Go to the profile of Maureen Younger

Maureen Younger

Comedian/MC/Actor/Writer, -

I work as a stand up comedian and MC all around the UK and abroad including gigging in German in Germany! I also run award-winning comedy nights featuring all-female line ups in London and Birmingham. In addition, I've organized a series of benefit nights for the Helen Bamber Foundation in association with the actor, Emma Thompson. The nights have raised almost £20,000 and have featured comics such as Jo Brand, Jenny Éclair, Hattie Hayridge, Lucy Porter and Shazia Mirza. You can also find the virtual me at www.maureenyounger.com, www.facebook.com/MYComedy or @maureenyounger.

2 Comments

Go to the profile of Jennifer Robinson
Jennifer Robinson about 4 years ago

Fabulous nights at the laughing cows in Kings Heath, I took a group of friends and one of them said " I had the best nights sleep ever afterwards, the night was so funny and so relaxing, it is definitely true laughter is definitely the best medicine." Keep up the great work.

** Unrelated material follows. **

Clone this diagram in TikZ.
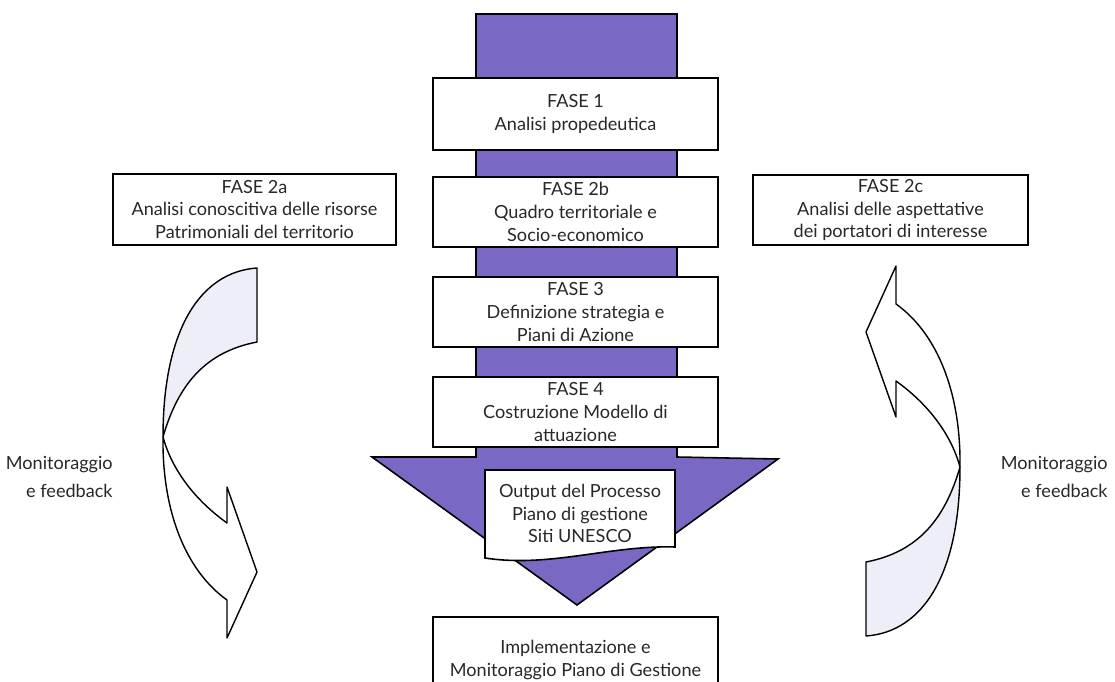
\documentclass[tikz,border=0pt]{standalone}
\usepackage{fontspec}
\setmainfont{Lato}
\definecolor{viola}{RGB}{122,104,196}
\definecolor{lilla}{RGB}{238,238,248}
\definecolor{testo}{RGB}{40,40,40}
\begin{document}
\begin{tikzpicture}[x=0.02cm,y=-0.02cm]
\tikzstyle{fase}=[rectangle, draw=black, fill=white, line width=0.9pt, align=center, text=testo, inner sep=0pt, font=\fontsize{10.3}{13}\selectfont]
\tikzstyle{giro}=[draw=black, line width=0.8pt, line join=round]
\tikzstyle{nota}=[align=right, anchor=east, inner sep=0pt, text=testo, font=\fontsize{10.3}{16}\selectfont]

\clip (0,0) rectangle (1115,682);

% freccia centrale
\draw [line width=0.9pt, fill=viola] (476,14) -- (677,14) -- (677,457) -- (778,459)
  -- (577,605) -- (372,457) -- (476,457) -- cycle;

\node [fase, minimum width=5.7cm, minimum height=1.44cm] (f1) at (575.5,114) {FASE 1\\Analisi propedeutica};
\foreach \n/\y/\t in {f2b/212/{FASE 2b\\Quadro territoriale e\\Socio-economico},
  f3/312/{FASE 3\\Definizione strategia e\\Piani di Azione},
  f4/412/{FASE 4\\Costruzione Modello di\\attuazione}} {
\node [fase, minimum width=5.7cm, minimum height=1.39cm] (\n) at (575.5,\y) {\t};
}
\node [fase, minimum width=5.66cm, minimum height=1.42cm] (f2a) at (254.5,209.5)
  {FASE 2a\\Analisi conoscitiva delle risorse\\Patrimoniali del territorio};
\node [fase, minimum width=5.5cm, minimum height=1.4cm] (f2c) at (890.5,210)
  {FASE 2c\\Analisi delle aspettative\\dei portatori di interesse};

% output con bordo ondulato
\draw [line width=0.9pt, fill=white] (485,470) -- (675,470) -- (675,547)
  .. controls (610,545) and (550,568) .. (485,558) -- cycle;
\node [fase, draw=none, fill=none] (out) at (580,513.5) {Output del Processo\\Piano di gestione\\Siti UNESCO};

\node [fase, minimum width=5.7cm, minimum height=1.72cm] (impl) at (575.5,660)
  {Implementazione e\\Monitoraggio Piano di Gestione};

% frecce curve
\foreach \r in {0,180} {
\begin{scope}[rotate around={\r:(561.5,452)}]
\path [giro, fill=lilla] (257,268) .. controls (200,272) and (163,330) .. (163,437)
  .. controls (178,385) and (205,352) .. (257,342) -- cycle;
\path [giro, fill=white] (163,437) .. controls (162,510) and (185,570) .. (227,600)
  -- (227,638) -- (257,572) -- (227,487) -- (227,523)
  .. controls (195,500) and (172,470) .. (163,437) -- cycle;
\end{scope}
}

\node [nota] (mon1) at (113,477) {Monitoraggio\\e feedback};
\node [nota] (mon2) at (1108,477) {Monitoraggio\\e feedback};

\end{tikzpicture}
\end{document}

Go to the profile of Liz Garnett
Liz Garnett about 4 years ago

I think the other thing about all-female nights is that - in a similar way to all-female shortlists - it actually takes gender off the table. Only one woman stands out as 'the female one', whereas if all the comics are female, you can see much more clearly how varied and interesting each individual comedian is - they become 'the whacky one', 'the dirty one', 'the clever one' etc.